Scientifiquement, la partie est en train de tourner en défaveur du Britannique malgré la batterie de juristes et de scientifiques engagés sous la houlette de Mike Morgan, avocat britannique spécialisé dans la défense de sportifs contrôlés positifs. La possibilité de réaliser un test en laboratoire semble avoir été écartée, jugée trop risquée en cas d’échec.

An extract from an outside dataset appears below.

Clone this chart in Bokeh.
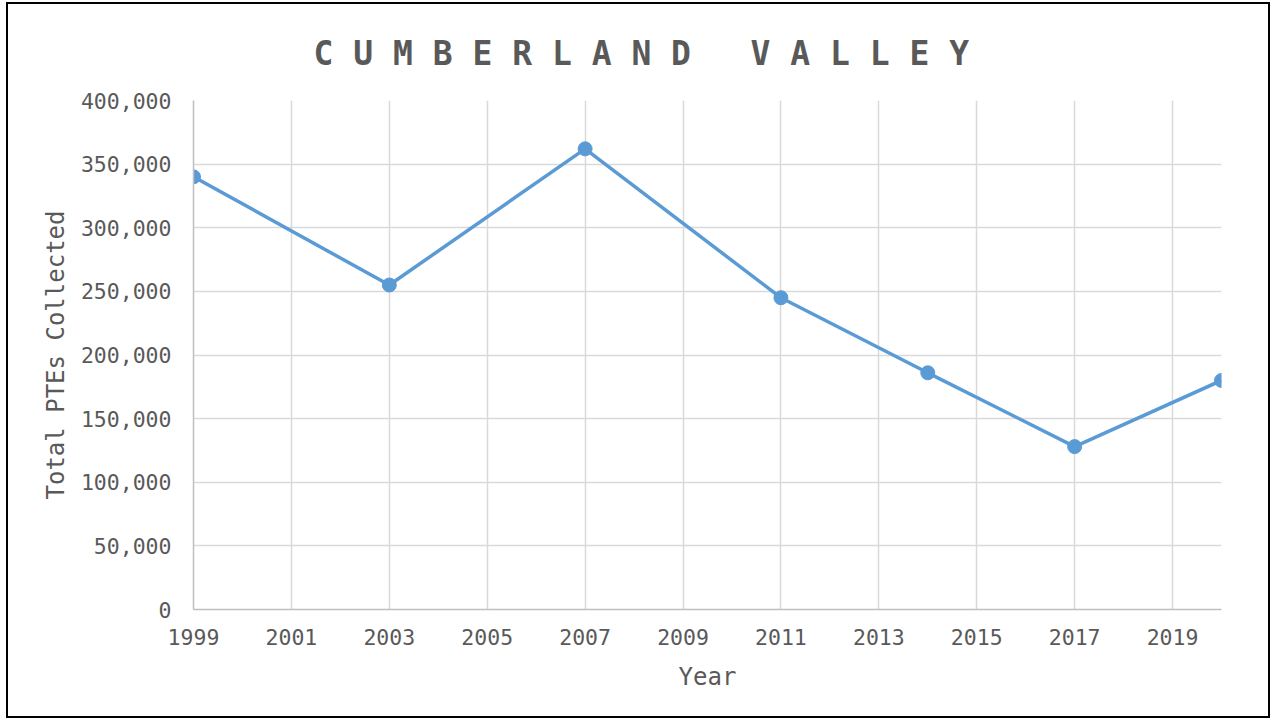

L’UCI attend toujours les explications de Froome

La Fondation antidopage du cyclisme (CADF) est sûre de son fait, constatant que le Britannique n’était pas déshydraté et que ses taux de salbutamol étaient bas les jours précédents le 7 septembre, jour de son contrôle anormal. Le dossier est dorénavant entre les mains du LADS, service juridique de l’UCI, qui attend encore et toujours la défense scientifique de Christopher Froome avant de lui soumettre une proposition de sanction.

Selon L’Equipe, le camp du Britannique travaille désormais sur l’hypothèse d’un dysfonctionnement rénal qui permettrait d’expliquer physiologiquement comment la prise de salbutamol dans les limites autorisées a pu engendrer une telle concentration du produit dans ses urines.

Mais Michelle Froome, dont l’influence sur son mari est grande, est partie sur une deuxième voie, écrit le journal italien : « Sur les conseils de sa femme, Froome aurait accepté le processus d’“acceptation des conséquences”, une négociation avec admission d’une négligence prévue par le règlement juridique de la fédération pour éviter un processus long et à haut risque devant le tribunal indépendant antidopage. »

Impasse

Selon le Corriere della Sera, Michelle Froome « aurait engagé un médiateur de haut niveau entre l’athlète et la fédération » et viserait une suspension réduite à cinq ou six mois, dans l’espoir qu’elle commence à la date de sa dernière course, le 20 septembre (médaille de bronze au championnat du monde contre la montre). Dans cette hypothèse, Froome pourrait disputer le Giro. Mais même le présumé médiateur, dont l’identité n’est pas citée dans l’article, ne croirait pas une peine si légère possible.

Pour un taux légèrement inférieur, l’Italien Diego Ulissi avait été suspendu neuf mois en 2015. Et, si l’on s’en tient au règlement antidopage de l’UCI, la suspension de Christopher Froome n’aurait pas de raison de commencer en septembre dernier, le Britannique n’ayant pas reconnu les faits ni annoncé une autosuspension.

Accepter une suspension poserait également un problème très concret : Team Sky ayant toujours licencié ses coureurs suspendus pour dopage en vertu de son règlement intérieur, comment agirait-elle vis-à-vis du quadruple vainqueur du Tour de France ? Ce dernier devrait-il retrouver un contrat en cours de saison, ou l’équipe de Dave Brailsford renier publiquement ses principes au risque de fâcher un peu plus son pourvoyeur de fonds ?

La cacophonie quant à la stratégie de défense du vainqueur du Tour 2017 souligne surtout l’impasse dans laquelle il se trouve, semble-t-il inextricable. Et le cyclisme avec lui.